One family’s story shows how important long-term care plans are … and how whole life insurance with a long-term care rider can help.
by: Michael Aloi, CFP® October 29, 2020
When
my client Heather called, I knew something was wrong. Usually upbeat, this time
her voice trembled. She told me her father had a stroke. He was unable to talk,
unable to think clearly, and unable to get around like he did before. Heather
knew the roles were now reversed; she was the one who would care for her father
now. Unfortunately for Heather and her husband Tom, who are in their mid-40s,
working full-time and parents of three little girls, there was no way they
could do it all on their own. They needed to find someone to help.
Heather’s
father had little money, living only on Social Security. Medicare does not
cover long-term care for more than 100 days, and they couldn’t afford to
pay someone themselves. Medicaid was the only option. After several months of
back and forth with government officials, Tom and Heather eventually got her
father approved for Medicaid. But this was only the start.
In
their search for his new home, they were soon disheartened to learn their
choice of long-term care facilities was limited because he was a Medicaid
paying patient. The facility manager said they did not have any more Medicaid
beds available. Unfortunately, this happens. Their second choice was also full.
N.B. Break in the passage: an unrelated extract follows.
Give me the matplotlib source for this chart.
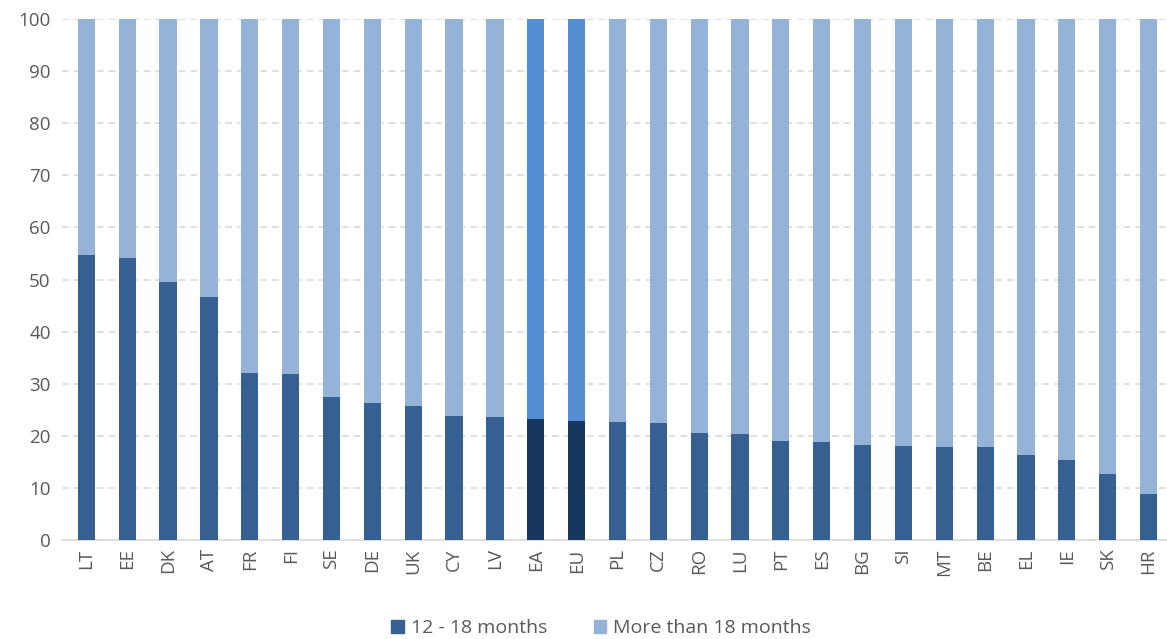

Much to their chagrin, the only facility available to their likening was 63.5
miles away. They had to do it. They could not afford the cost on their own and
they had to take what Medicaid gave them.
Fortunately,
Heather’s father is doing better. Later, I asked Heather what she learned from
all of this. Without hesitation, she said it made her think about her own
future. She said she wanted to make plans now and didn’t want to “rely on the
government for her own long-term care.” She also did not want to be dependent
on her kids for help. She asked for some suggestions.
How to plan for long-term care
Heather
and I went through several long-term care planning ideas. (For a deeper look at
the options, please read How to Afford Long-Term Care.) Heather is
young and healthy, which gives her more options than those who are older or
whose health has deteriorated. We discussed self-insuring — saving money in a
Health Savings Account and/or a designated stock portfolio for future long-term
care expenses. She liked that idea.
We
also explored long-term care insurance. Traditional long-term care insurance,
where you pay per year, wasn’t a good fit because she was nervous the company
could raise the premiums over time. That is a legitimate concern,
especially for someone who is younger, like Heather. Over her lifetime she
could see premium rate increases by the time she needs the coverage later on in
life.
Life and long-term care insurance option
Knowing
Heather had a young family and a mortgage, I asked Heather what she thought if
we could combine the benefits of life insurance with long-term care insurance?
I explained how whole life insurance is the Swiss Army knife of financial planning tools —
able to accomplish multiple objectives in one product. Foremost, whole life
provides long-term life insurance protection for her and the family. There is
also a cash value account where part of her premium is invested by the
insurance company and can grow.
But
the real kicker is the long-term care rider. For a fraction of the cost of the
annual premium, the long-term care rider allows the policy owner to accelerate
the payment of a portion of their policy death benefit to pay for covered
long-term care services. The rider provides long-term care coverage for both
home and facility care.
Benefits of a whole life policy with a
long-term care rider
Heather
and Tom liked the idea of combining life insurance and long-term care in one
product. The whole life provides long-term death protection for their young
family and a conservative savings account if they need it.